Last week, the Naugatuck Police Department had a situation where a local senior citizen who has Alzheimer’s went missing from her home.
Immediately, officers took to a tool that is helping police departments around the country solve crimes, locate people and interact with the public: Facebook.
“We figure that even if we can get a dozen people or so to respond to that kind of message, then that is 12 people out there who may be able to help,” said Lt. Bryan Cammarata, Naugatuck police spokesman.
As it turns out, the woman was located, safely, a few hours later in Plainville. But in the time she was missing, police received several Facebook messages from people who knew the woman and said they would keep their eyes peeled. That, Cammarata says, illustrates the point as to why local officers are utilizing social media and other forms of technology to help keep the community safe.
The department, which just eight years ago wouldn’t email the press and instead faxed occasional news releases, is now emailing the press nearly every day with a log of every call it went on the night before and a separate list of arrests. It also recently implemented a program called iWatch Naugatuck, which is an application for Smart Phones that allows people to give tips to police officers. The department has its own webpage, naugatuckpd.org, which is emblazoned on the back of police cruisers (the site is being updated, currently). And, finally, officers recently started delving into the social media world (visit their Facebook page at www.facebook.com/naugatuckpolice).
Though social media has been popular for several years and police across the country have utilized it since its inception, Naugatuck police were not sure it would be a worthwhile venture. But, Cammarata says, it was worth trying and has since paid off.
In a few weeks, the department garnered about 500 Facebook followers, or people who “like” the page. And, the followers appear to be engaged.

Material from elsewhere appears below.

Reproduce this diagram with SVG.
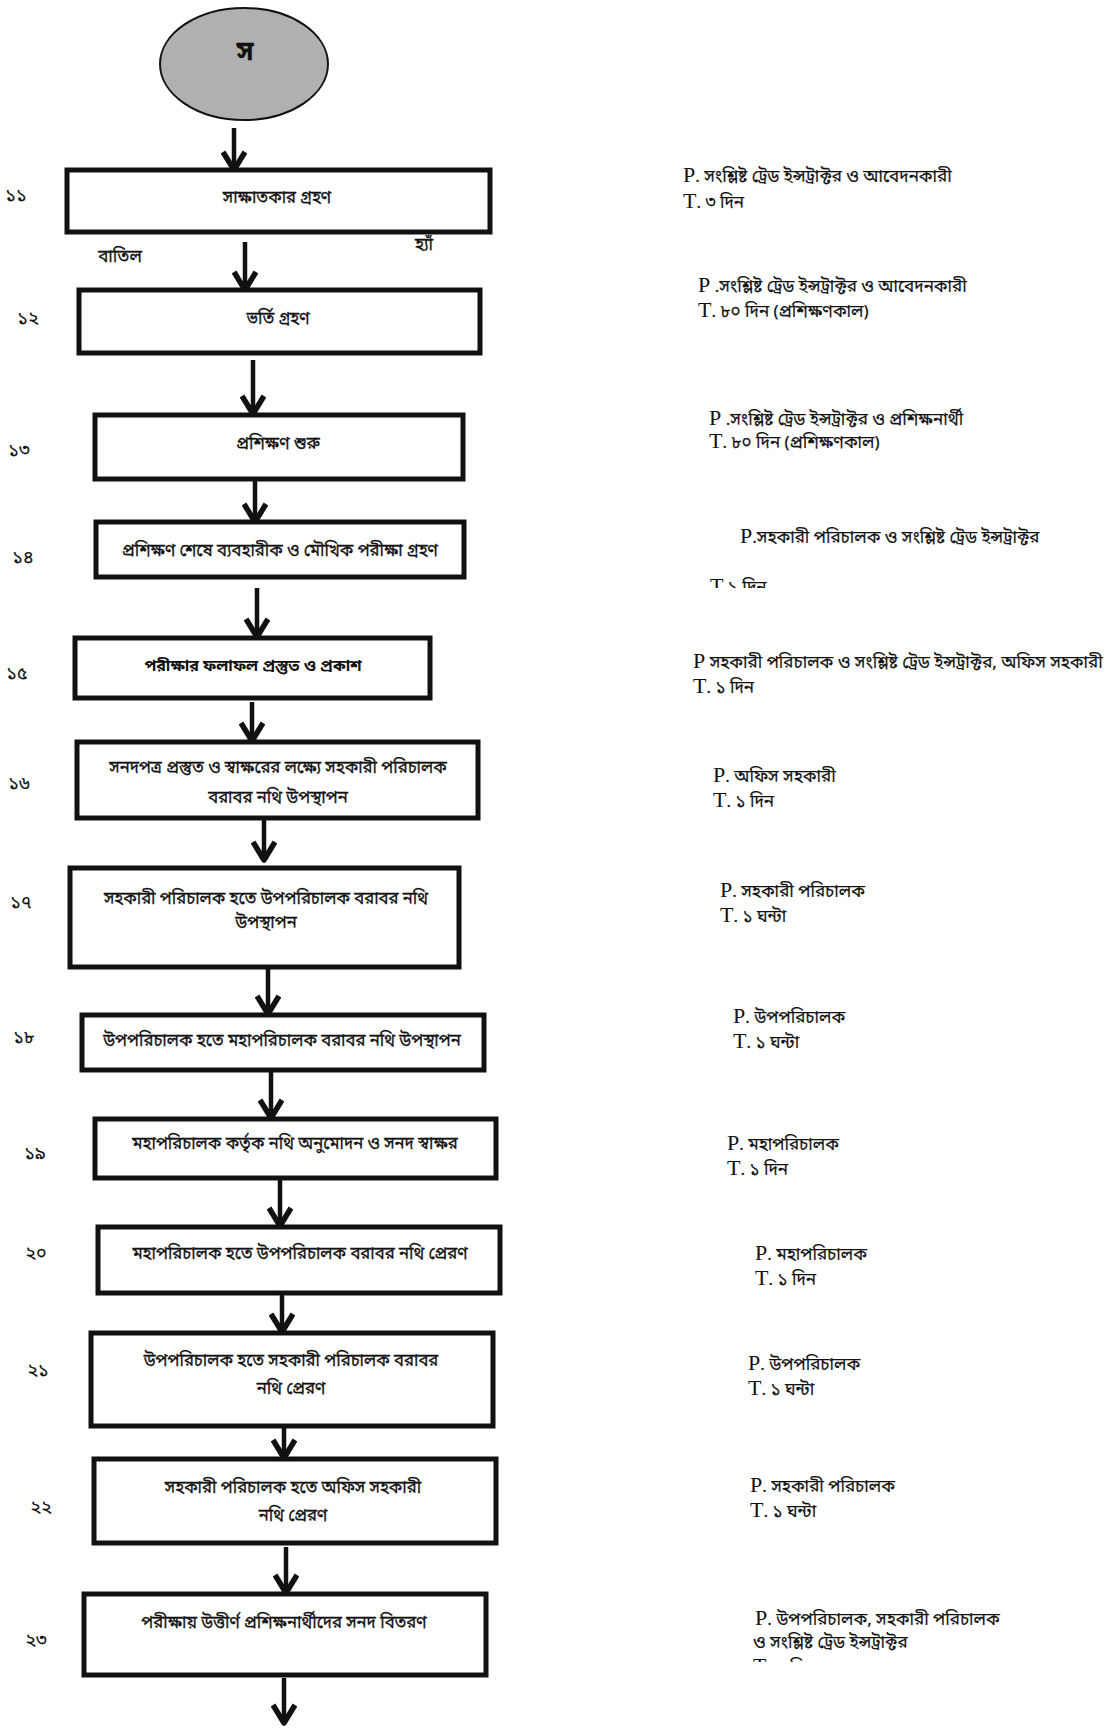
<svg xmlns="http://www.w3.org/2000/svg" width="1111" height="1733" viewBox="0 0 1111 1733">
<style>
.bn{font-family:"Noto Sans Bengali","Noto Serif Bengali","Lohit Bengali","Mukti","FreeSans","Noto Sans",sans-serif;fill:#111;stroke:#111;stroke-width:0.3}
.box{fill:#fff;stroke:#111;stroke-width:5}
.bt{font-size:16.7px;text-anchor:middle}
.num{font-size:18px;text-anchor:middle;stroke-width:0.2}
.rt{font-size:17px;stroke-width:0.2}
.pt{font-family:"Liberation Serif","Times New Roman",serif;font-size:22px;stroke-width:0}
.conn{stroke:#111;stroke-width:4.5;fill:none;marker-end:url(#ah)}
</style>
<defs>
<marker id="ah" viewBox="0 0 24 26" refX="21" refY="13" markerWidth="24" markerHeight="26" markerUnits="userSpaceOnUse" orient="auto">
<path d="M3,2 L21,13 L3,24" fill="none" stroke="#111" stroke-width="5.5" stroke-linejoin="round"/>
</marker>
<clipPath id="c14"><rect x="690" y="570" width="120" height="18"/></clipPath>
<clipPath id="c23"><rect x="740" y="1652" width="120" height="10"/></clipPath>
</defs>
<rect width="1111" height="1733" fill="#fff"/>

<g id="connectors">
<path class="conn" d="M234,128 V170"/>
<path class="conn" d="M245,242 V290"/>
<path class="conn" d="M253,360 V414"/>
<path class="conn" d="M255,480 V522"/>
<path class="conn" d="M257,588 V637"/>
<path class="conn" d="M252,702 V741"/>
<path class="conn" d="M264,795 V860"/>
<path class="conn" d="M268,967 V1014"/>
<path class="conn" d="M271,1070 V1118"/>
<path class="conn" d="M280,1178 V1226"/>
<path class="conn" d="M282,1293 V1332"/>
<path class="conn" d="M284,1427 V1458"/>
<path class="conn" d="M286,1547 V1593"/>
<path class="conn" d="M284,1678 V1723"/>
</g>

<g id="start">
<ellipse cx="244" cy="64" rx="84" ry="56" fill="#b0b0b0" stroke="#111" stroke-width="2"/>
<text class="bn" x="245" y="60" font-size="26" font-weight="bold" text-anchor="middle">স</text>
</g>

<g id="n11">
<rect class="box" x="67" y="170" width="423" height="62"/>
<text class="bn bt" x="277" y="203">সাক্ষাতকার গ্রহণ</text>
<text class="bn num" x="16" y="201">১১</text>
</g>
<text class="bn" x="120" y="262" font-size="17" text-anchor="middle">বাতিল</text>
<text class="bn" x="424" y="250" font-size="17" text-anchor="middle">হ্যাঁ</text>

<g id="n12">
<rect class="box" x="79" y="290" width="401" height="63"/>
<text class="bn bt" x="278" y="324">ভর্তি গ্রহণ</text>
<text class="bn num" x="28" y="324">১২</text>
</g>

<g id="n13">
<rect class="box" x="95" y="415" width="368" height="64"/>
<text class="bn bt" x="278" y="449">প্রশিক্ষণ শুরু</text>
<text class="bn num" x="19" y="456">১৩</text>
</g>

<g id="n14">
<rect class="box" x="96" y="522" width="368" height="55"/>
<text class="bn bt" x="280" y="556">প্রশিক্ষণ শেষে  ব্যবহারীক ও মৌখিক পরীক্ষা গ্রহণ</text>
<text class="bn num" x="23" y="563">১৪</text>
</g>

<g id="n15">
<rect class="box" x="75" y="638" width="355" height="60"/>
<text class="bn bt" x="253" y="671" font-weight="bold" style="font-size:16px;stroke-width:0">পরীক্ষার ফলাফল প্রস্তুত ও প্রকাশ</text>
<text class="bn num" x="17" y="679">১৫</text>
</g>

<g id="n16">
<rect class="box" x="77" y="742" width="401" height="76"/>
<text class="bn bt" x="278" y="773">সনদপত্র প্রস্তুত ও স্বাক্ষরের লক্ষ্যে  সহকারী পরিচালক</text>
<text class="bn bt" x="278" y="803">বরাবর নথি উপস্থাপন</text>
<text class="bn num" x="19" y="789">১৬</text>
</g>

<g id="n17">
<rect class="box" x="70" y="868" width="389" height="99"/>
<text class="bn bt" x="266" y="904">সহকারী পরিচালক হতে উপপরিচালক বরাবর নথি</text>
<text class="bn bt" x="266" y="928">উপস্থাপন</text>
<text class="bn num" x="21" y="908">১৭</text>
</g>

<g id="n18">
<rect class="box" x="82" y="1015" width="402" height="55"/>
<text class="bn bt" x="282" y="1046">উপপরিচালক হতে মহাপরিচালক বরাবর নথি উপস্থাপন</text>
<text class="bn num" x="24" y="1043">১৮</text>
</g>

<g id="n19">
<rect class="box" x="95" y="1119" width="401" height="59"/>
<text class="bn bt" x="295" y="1149">মহাপরিচালক কর্তৃক  নথি অনুমোদন ও সনদ স্বাক্ষর</text>
<text class="bn num" x="35" y="1159">১৯</text>
</g>

<g id="n20">
<rect class="box" x="98" y="1227" width="402" height="66"/>
<text class="bn bt" x="300" y="1259">মহাপরিচালক হতে উপপরিচালক বরাবর নথি প্রেরণ</text>
<text class="bn num" x="36" y="1259">২০</text>
</g>

<g id="n21">
<rect class="box" x="91" y="1333" width="402" height="93"/>
<text class="bn bt" x="291" y="1366">উপপরিচালক হতে সহকারী পরিচালক বরাবর</text>
<text class="bn bt" x="291" y="1394">নথি প্রেরণ</text>
<text class="bn num" x="38" y="1376">২১</text>
</g>

<g id="n22">
<rect class="box" x="94" y="1459" width="402" height="84"/>
<text class="bn bt" x="293" y="1493">সহকারী পরিচালক হতে অফিস সহকারী</text>
<text class="bn bt" x="293" y="1521">নথি প্রেরণ</text>
<text class="bn num" x="41" y="1513">২২</text>
</g>

<g id="n23">
<rect class="box" x="84" y="1594" width="402" height="81"/>
<text class="bn bt" x="284" y="1628">পরীক্ষায় উত্তীর্ণ প্রশিক্ষনার্থীদের সনদ বিতরণ</text>
<text class="bn num" x="36" y="1646">২৩</text>
</g>

<g id="responsibilities">
<text class="bn rt" x="683" y="182"><tspan class="pt">P</tspan>. সংশ্লিষ্ট ট্রেড ইন্সট্রাক্টর ও আবেদনকারী</text>
<text class="bn rt" x="683" y="208"><tspan class="pt">T</tspan>. ৩ দিন</text>

<text class="bn rt" x="698" y="292"><tspan class="pt">P</tspan> .সংশ্লিষ্ট ট্রেড ইন্সট্রাক্টর ও আবেদনকারী</text>
<text class="bn rt" x="698" y="317"><tspan class="pt">T</tspan>. ৮০ দিন (প্রশিক্ষণকাল)</text>

<text class="bn rt" x="709" y="425"><tspan class="pt">P</tspan> .সংশ্লিষ্ট ট্রেড ইন্সট্রাক্টর ও প্রশিক্ষনার্থী</text>
<text class="bn rt" x="709" y="448"><tspan class="pt">T</tspan>. ৮০ দিন (প্রশিক্ষণকাল)</text>

<text class="bn rt" x="740" y="543"><tspan class="pt">P</tspan>.সহকারী পরিচালক ও সংশ্লিষ্ট ট্রেড ইন্সট্রাক্টর</text>
<text class="bn rt" x="710" y="593" clip-path="url(#c14)"><tspan class="pt">T</tspan> ১ দিন</text>

<text class="bn rt" x="693" y="668"><tspan class="pt">P</tspan> সহকারী পরিচালক ও সংশ্লিষ্ট ট্রেড ইন্সট্রাক্টর, অফিস সহকারী</text>
<text class="bn rt" x="693" y="693"><tspan class="pt">T</tspan>. ১ দিন</text>

<text class="bn rt" x="713" y="782"><tspan class="pt">P</tspan>. অফিস সহকারী</text>
<text class="bn rt" x="713" y="807"><tspan class="pt">T</tspan>. ১ দিন</text>

<text class="bn rt" x="720" y="897"><tspan class="pt">P</tspan>. সহকারী পরিচালক</text>
<text class="bn rt" x="720" y="922"><tspan class="pt">T</tspan>. ১ ঘন্টা</text>

<text class="bn rt" x="733" y="1023"><tspan class="pt">P</tspan>. উপপরিচালক</text>
<text class="bn rt" x="733" y="1048"><tspan class="pt">T</tspan>. ১ ঘন্টা</text>

<text class="bn rt" x="727" y="1150"><tspan class="pt">P</tspan>. মহাপরিচালক</text>
<text class="bn rt" x="727" y="1175"><tspan class="pt">T</tspan>. ১ দিন</text>

<text class="bn rt" x="755" y="1260"><tspan class="pt">P</tspan>. মহাপরিচালক</text>
<text class="bn rt" x="755" y="1285"><tspan class="pt">T</tspan>. ১ দিন</text>

<text class="bn rt" x="748" y="1370"><tspan class="pt">P</tspan>. উপপরিচালক</text>
<text class="bn rt" x="748" y="1395"><tspan class="pt">T</tspan>. ১ ঘন্টা</text>

<text class="bn rt" x="750" y="1492"><tspan class="pt">P</tspan>. সহকারী পরিচালক</text>
<text class="bn rt" x="750" y="1517"><tspan class="pt">T</tspan>. ১ ঘন্টা</text>

<text class="bn rt" x="755" y="1625"><tspan class="pt">P</tspan>. উপপরিচালক, সহকারী পরিচালক</text>
<text class="bn rt" x="753" y="1648">ও সংশ্লিষ্ট ট্রেড ইন্সট্রাক্টর</text>
<text class="bn rt" x="753" y="1673" clip-path="url(#c23)"><tspan class="pt">T</tspan>. ১ দিন</text>
</g>
</svg>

Cammarata said that during a recent snowstorm, he put out information on the parking ban in Naugatuck and several people responded within minutes.
“This is how people are getting their news these days,” he said.
So, what’s next for the department, maybe Twitter?
Cammarata said he’s not yet too familiar with Twitter, but heard other departments utilize it. He plans on discussing it with those departments to see how valuable it has been.
So don’t be surprised if you see an officer on the beat stopping to send a “tweet.” It’s just the Naugatuck Police Department trying to utilize another form of social media to reach out to residents.